All this mentality’s international.

And now in reaction to decades of “ratchionalization” of ownership, management, manufacture, flavour and quality, we have the latest manifestation of how the fashion and business cycles of wine and music follow each other. Unplugged music has been followed by wines that were at first unoaked, then unfiltered, unfined, unfinished and now as unmade as perfectly natural vinegar.

Most of this reactionary profusion seems to be marketed under line drawings like those I put in my diary when I was 17.

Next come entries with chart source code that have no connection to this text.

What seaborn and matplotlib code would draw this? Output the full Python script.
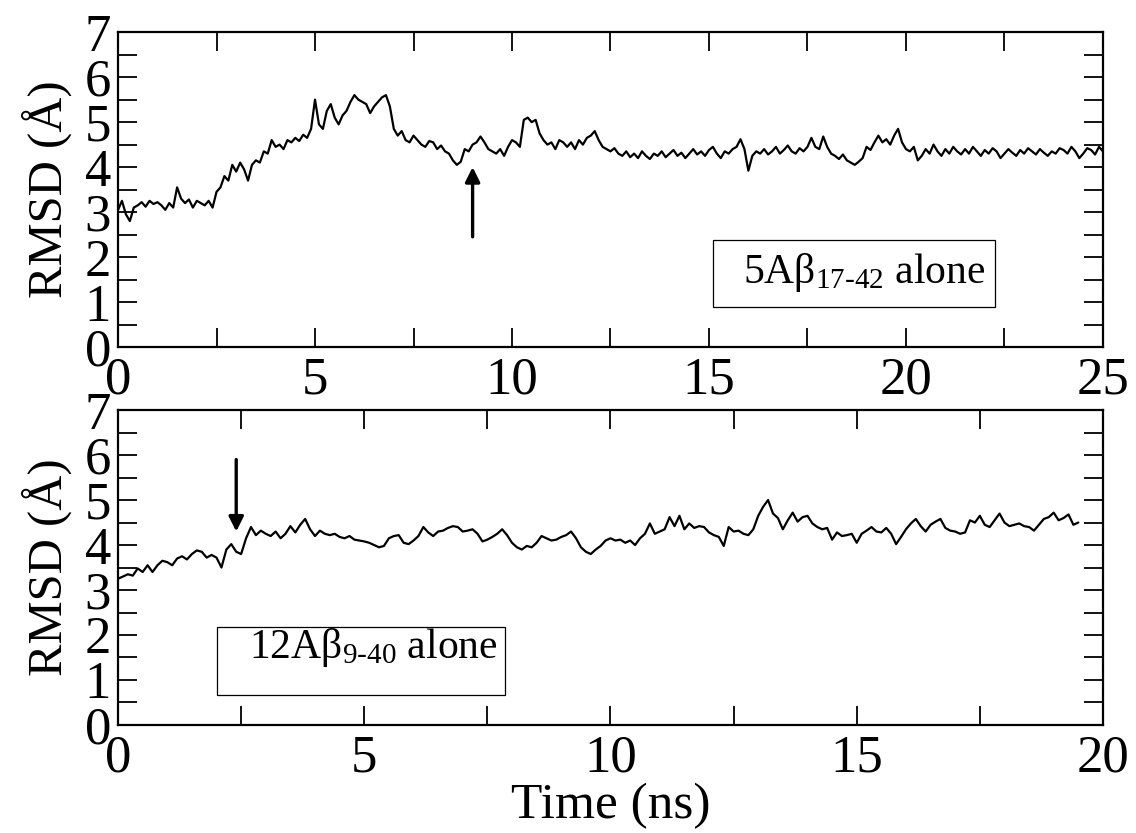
import numpy as np
import matplotlib
matplotlib.use("Agg")
import matplotlib.pyplot as plt
from matplotlib.patches import Rectangle
from matplotlib.ticker import MultipleLocator
import seaborn as sns

# RMSD traces, one value every 0.1 ns
rmsd_5ab = [
    3.05, 3.25, 2.95, 2.80, 3.10, 3.15, 3.22, 3.12, 3.25, 3.18,
    3.22, 3.15, 3.05, 3.20, 3.10, 3.55, 3.30, 3.20, 3.28, 3.10,
    3.25, 3.20, 3.15, 3.25, 3.10, 3.45, 3.55, 3.80, 3.70, 4.05,
    3.90, 4.10, 3.95, 3.70, 4.05, 4.15, 4.10, 4.35, 4.30, 4.60,
    4.45, 4.50, 4.40, 4.60, 4.55, 4.65, 4.58, 4.72, 4.65, 4.85,
    5.50, 4.95, 4.85, 5.25, 5.40, 5.10, 4.95, 5.15, 5.25, 5.45,
    5.60, 5.50, 5.45, 5.40, 5.20, 5.35, 5.45, 5.55, 5.60, 5.35,
    4.85, 4.70, 4.80, 4.60, 4.55, 4.70, 4.60, 4.50, 4.45, 4.58,
    4.55, 4.40, 4.48, 4.35, 4.30, 4.15, 4.05, 4.12, 4.40, 4.35,
    4.50, 4.55, 4.68, 4.55, 4.40, 4.35, 4.30, 4.40, 4.25, 4.45,
    4.60, 4.55, 4.45, 5.05, 5.10, 5.00, 5.05, 4.75, 4.60, 4.50,
    4.55, 4.40, 4.60, 4.55, 4.45, 4.55, 4.40, 4.60, 4.50, 4.65,
    4.70, 4.80, 4.60, 4.45, 4.40, 4.35, 4.42, 4.30, 4.25, 4.35,
    4.22, 4.30, 4.20, 4.35, 4.25, 4.18, 4.30, 4.25, 4.35, 4.22,
    4.30, 4.38, 4.25, 4.32, 4.20, 4.30, 4.40, 4.28, 4.35, 4.25,
    4.38, 4.45, 4.30, 4.20, 4.35, 4.30, 4.40, 4.45, 4.62, 4.40,
    3.92, 4.25, 4.35, 4.30, 4.40, 4.28, 4.35, 4.45, 4.30, 4.38,
    4.48, 4.35, 4.30, 4.42, 4.35, 4.45, 4.65, 4.45, 4.40, 4.68,
    4.45, 4.30, 4.25, 4.18, 4.28, 4.15, 4.10, 4.05, 4.12, 4.20,
    4.45, 4.38, 4.55, 4.70, 4.55, 4.62, 4.50, 4.70, 4.85, 4.55,
    4.40, 4.35, 4.45, 4.15, 4.25, 4.40, 4.30, 4.50, 4.35, 4.25,
    4.40, 4.30, 4.45, 4.35, 4.28, 4.40, 4.30, 4.45, 4.35, 4.25,
    4.38, 4.30, 4.42, 4.35, 4.20, 4.30, 4.40, 4.32, 4.25, 4.38,
    4.30, 4.42, 4.35, 4.28, 4.40, 4.32, 4.25, 4.35, 4.30, 4.42,
    4.38, 4.30, 4.45, 4.35, 4.20, 4.30, 4.42, 4.38, 4.28, 4.45,
    4.35,
]

rmsd_12ab = [
    3.25, 3.30, 3.35, 3.32, 3.48, 3.40, 3.55, 3.40, 3.55, 3.65,
    3.62, 3.55, 3.70, 3.75, 3.68, 3.80, 3.88, 3.85, 3.72, 3.78,
    3.72, 3.50, 3.90, 4.02, 3.85, 3.80, 4.15, 4.40, 4.22, 4.32,
    4.25, 4.20, 4.30, 4.15, 4.25, 4.42, 4.28, 4.45, 4.58, 4.35,
    4.20, 4.32, 4.25, 4.22, 4.25, 4.18, 4.15, 4.20, 4.12, 4.10,
    4.08, 4.05, 4.00, 3.95, 3.98, 4.15, 4.20, 4.22, 4.05, 4.02,
    4.10, 4.20, 4.40, 4.28, 4.20, 4.30, 4.32, 4.38, 4.42, 4.40,
    4.30, 4.32, 4.35, 4.25, 4.08, 4.12, 4.18, 4.25, 4.35, 4.22,
    4.05, 3.95, 3.90, 3.98, 3.95, 4.05, 4.20, 4.15, 4.10, 4.12,
    4.18, 4.22, 4.30, 4.15, 3.95, 3.85, 3.80, 3.90, 3.98, 4.10,
    4.15, 4.10, 4.12, 4.05, 4.10, 4.00, 4.15, 4.25, 4.48, 4.25,
    4.30, 4.35, 4.62, 4.42, 4.65, 4.35, 4.48, 4.38, 4.42, 4.40,
    4.28, 4.22, 4.18, 3.98, 4.40, 4.30, 4.32, 4.25, 4.22, 4.35,
    4.65, 4.85, 5.00, 4.70, 4.60, 4.35, 4.55, 4.72, 4.52, 4.62,
    4.65, 4.48, 4.40, 4.35, 4.38, 4.12, 4.28, 4.20, 4.22, 4.25,
    4.05, 4.25, 4.32, 4.40, 4.30, 4.28, 4.38, 4.25, 4.02, 4.18,
    4.35, 4.48, 4.58, 4.42, 4.30, 4.45, 4.52, 4.58, 4.38, 4.32,
    4.30, 4.25, 4.28, 4.55, 4.50, 4.65, 4.45, 4.40, 4.55, 4.70,
    4.50, 4.42, 4.45, 4.48, 4.42, 4.40, 4.32, 4.45, 4.58, 4.62,
    4.72, 4.55, 4.60, 4.68, 4.45, 4.50,
]

dt = 0.1
time_5ab = np.arange(len(rmsd_5ab)) * dt
time_12ab = np.arange(len(rmsd_12ab)) * dt

labels = ["5A\u03b2$_{17\u201042}$ alone", "12A\u03b2$_{9\u201040}$ alone"]
xmax = [25, 20]
# arrows: (time, tail, tip)
arrows = [(9.0, 2.45, 4.0), (2.4, 5.9, 4.3)]

sns.set_style("ticks")
plt.rcParams["font.family"] = ["Liberation Serif", "DejaVu Serif"]
plt.rcParams["mathtext.fontset"] = "custom"
plt.rcParams["mathtext.rm"] = "Liberation Serif"
plt.rcParams["mathtext.default"] = "regular"
for key in ["text.color", "axes.labelcolor", "xtick.color", "ytick.color",
            "axes.edgecolor"]:
    plt.rcParams[key] = "black"

fig = plt.figure(figsize=(11.36, 8.33), dpi=100)
ax1 = fig.add_axes([0.1039, 0.5834, 0.867, 0.378])
ax2 = fig.add_axes([0.1039, 0.1297, 0.867, 0.378])

series = [(time_5ab, rmsd_5ab), (time_12ab, rmsd_12ab)]
boxes = [(0.604, 0.127, 0.286, 0.213), (0.1005, 0.095, 0.2925, 0.216)]
text_pos = [(0.6345, 0.203), (0.133, 0.213)]

for i, ax in enumerate([ax1, ax2]):
    t, r = series[i]
    sns.lineplot(x=t, y=r, ax=ax, color="black", linewidth=1.6, sort=False)
    ax.set_xlim(0, xmax[i])
    ax.set_ylim(0, 7)
    ax.xaxis.set_major_locator(MultipleLocator(5))
    ax.xaxis.set_minor_locator(MultipleLocator(2.5))
    ax.yaxis.set_major_locator(MultipleLocator(1))
    ax.yaxis.set_minor_locator(MultipleLocator(0.5))
    ax.tick_params(which="both", direction="in", top=True, right=True,
                   length=14, width=1.3, labelsize=38)
    ax.tick_params(axis="x", pad=7)
    ax.tick_params(axis="y", pad=5)
    for s in ax.spines.values():
        s.set_linewidth(1.6)
    ax.set_ylabel("RMSD (\u00c5)", fontsize=35, labelpad=9)

    bx, by, bw, bh = boxes[i]
    ax.add_patch(Rectangle((bx, by), bw, bh, transform=ax.transAxes,
                           fill=False, edgecolor="black", linewidth=0.9))
    ax.text(text_pos[i][0], text_pos[i][1], labels[i], transform=ax.transAxes,
            fontsize=30, va="baseline", ha="left")

    at, tail, tip = arrows[i]
    ax.annotate("", xy=(at, tip), xytext=(at, tail),
                arrowprops=dict(arrowstyle="-|>", color="black", lw=2.4,
                                mutation_scale=22, shrinkA=0, shrinkB=0))

ax2.set_xlabel("Time (ns)", fontsize=37, labelpad=0)

fig.savefig("out.png", dpi=100)
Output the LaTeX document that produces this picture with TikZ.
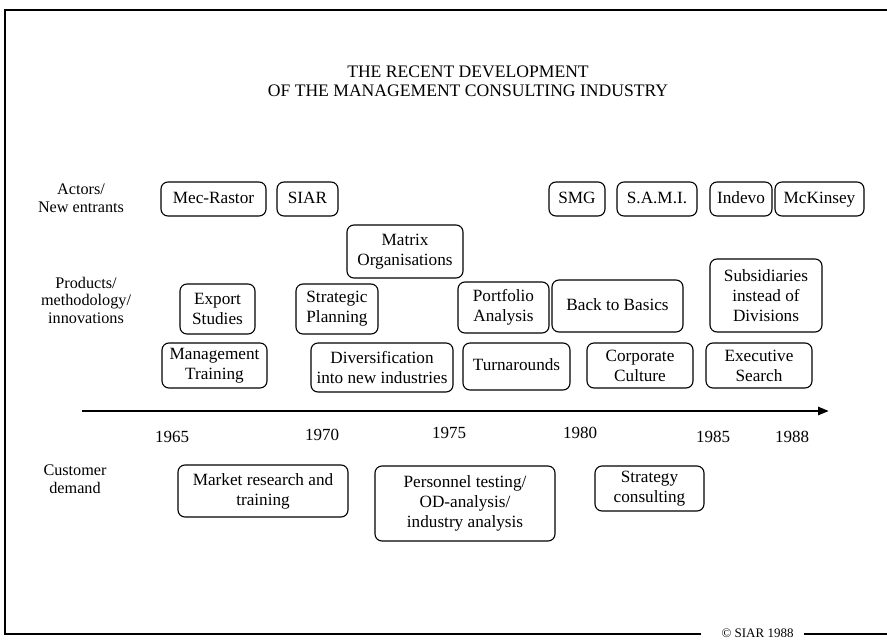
\documentclass[tikz,border=0pt]{standalone}
\usepackage{fontspec}
\setmainfont{Liberation Serif}
\usetikzlibrary{arrows.meta}

\tikzset{
  box/.style={draw, rounded corners=7pt, line width=1.1pt, inner sep=0pt,
    align=center, font=\fontsize{17.2}{20}\selectfont},
  onebox/.style={box, text height=12pt, text depth=4pt},
  rowlabel/.style={align=center, inner sep=0pt, font=\fontsize{16.2}{17.5}\selectfont},
  year/.style={inner sep=0pt, font=\fontsize{17}{20}\selectfont},
  frame/.style={line width=1.6pt},
}
\newcommand{\bx}[6]{% name, x, y, width, height, text
  \node[box, minimum width=#4pt, minimum height=#5pt] (#1) at (#2,#3) {#6};}
\newcommand{\sbx}[6]{% single-line box with a common baseline
  \node[onebox, minimum width=#4pt, minimum height=#5pt] (#1) at (#2,#3) {#6};}

\begin{document}
\begin{tikzpicture}[x=1pt, y=-1pt]
  \useasboundingbox (0,0) rectangle (887,640);

  % outer frame, open on the right, broken at the bottom for the credit line
  \coordinate (ftr) at (887,10);
  \coordinate (ftl) at (5,10);
  \coordinate (fbl) at (5,634);
  \coordinate (fbm) at (701,634);
  \coordinate (fbn) at (804,634);
  \coordinate (fbr) at (887,634);
  \draw[frame] (ftr) -- (ftl) -- (fbl) -- (fbm);
  \draw[frame] (fbn) -- (fbr);
  \node[anchor=base, inner sep=0pt, font=\fontsize{13}{15}\selectfont] (credit) at (757.5,637.5) {© SIAR 1988};

  % heading
  \node[align=center, inner sep=0pt, font=\fontsize{17.6}{19.5}\selectfont] (title) at (468,81.5)
    {THE RECENT DEVELOPMENT\\OF THE MANAGEMENT CONSULTING INDUSTRY};

  % row labels
  \node[rowlabel] (actors) at (81,198) {Actors/\\New entrants};
  \node[rowlabel] (products) at (86,300) {Products/\\methodology/\\innovations};
  \node[rowlabel] (demand) at (75,479) {Customer\\demand};

  % actors / new entrants
  \sbx{mec}{213.5}{199}{105}{34}{Mec-Rastor}
  \sbx{siar}{307.5}{199}{61}{34}{SIAR}
  \sbx{smg}{577}{199}{56}{34}{SMG}
  \sbx{sami}{657}{199}{80}{34}{S.A.M.I.}
  \sbx{indevo}{741}{199}{62}{34}{Indevo}
  \sbx{mck}{819.5}{199}{89}{34}{McKinsey}

  % products / methodology / innovations
  \bx{matrix}{405}{251.5}{116}{53}{Matrix\\Organisations}
  \bx{export}{217.5}{309}{75}{50}{Export\\Studies}
  \bx{strat}{337}{309}{82}{50}{Strategic\\Planning}
  \bx{portf}{503.5}{307.5}{91}{51}{Portfolio\\Analysis}
  \sbx{basics}{617.5}{306}{131}{52}{Back to Basics}
  \bx{subs}{766}{295.5}{112}{73}{Subsidiaries\\instead of\\Divisions}
  \bx{mgmt}{214.5}{365.5}{105}{45}{Management\\Training}
  \bx{divers}{382}{367.5}{142}{49}{Diversification\\into new industries}
  \sbx{turn}{516.5}{366.5}{107}{47}{Turnarounds}
  \bx{corp}{640}{365.5}{106}{45}{Corporate\\Culture}
  \bx{exec}{759}{365.5}{106}{45}{Executive\\Search}

  % time axis
  \coordinate (axstart) at (82,411);
  \coordinate (axend) at (829,411);
  \draw[line width=2.6pt, -{Triangle[length=11pt,width=8pt]}] (axstart) -- (axend);
  \node[year] (y65) at (172,437) {1965};
  \node[year] (y70) at (322,435) {1970};
  \node[year] (y75) at (449,433) {1975};
  \node[year] (y80) at (580,433) {1980};
  \node[year] (y85) at (713,437) {1985};
  \node[year] (y88) at (792,437) {1988};

  % customer demand
  \bx{market}{263}{491}{170}{52}{Market research and\\training}
  \bx{person}{465}{503.5}{180}{75}{Personnel testing/\\OD-analysis/\\industry analysis}
  \bx{strcons}{649.5}{488.5}{109}{45}{Strategy\\consulting}
\end{tikzpicture}
\end{document}
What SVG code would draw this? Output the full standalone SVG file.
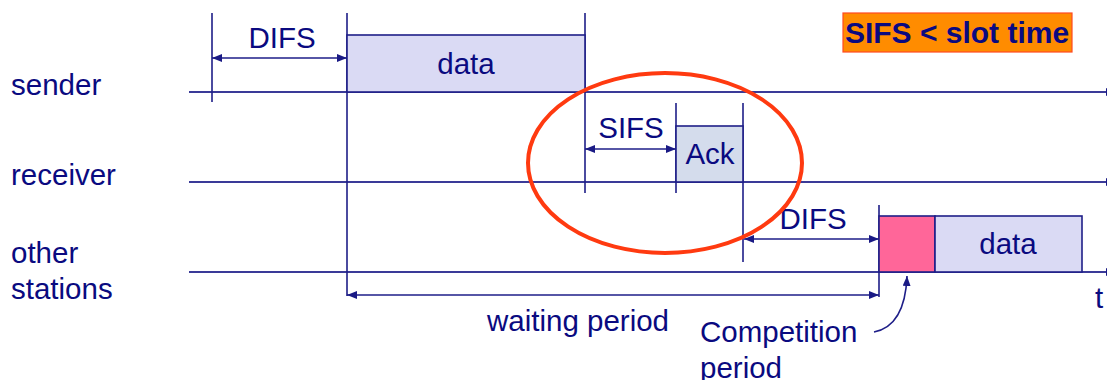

While all that edification actually edified, we encouraged global warming to the point where now, few great vignobles have much faith in their ability to maintain the styles of wine they’ve always grown and made. There’s chaos as people search for new varieties; more fractal mess as these new breeds propagate and winemakers try to learn what to do with them, even before they’re shredded and shattered and shelved by that great wrecking machine outlined above.

In other words, it’s a total bloody mess of a drug-peddling business.

Oh, the endless grief it bares.

I suppose one could always become an æsthete, draw on the long dark robes and retreat for life in a cell deep below WJ Sanders, to meditate on the ways all those beautiful trophies influence the flavours of wine. Research.

For tippling the tinctures, there’s gotta be a return to the personal grail eventually. Everybody should carry their own.

There’s also something warm and comforting about the notion of a solid gold WJ Sanders spittoon.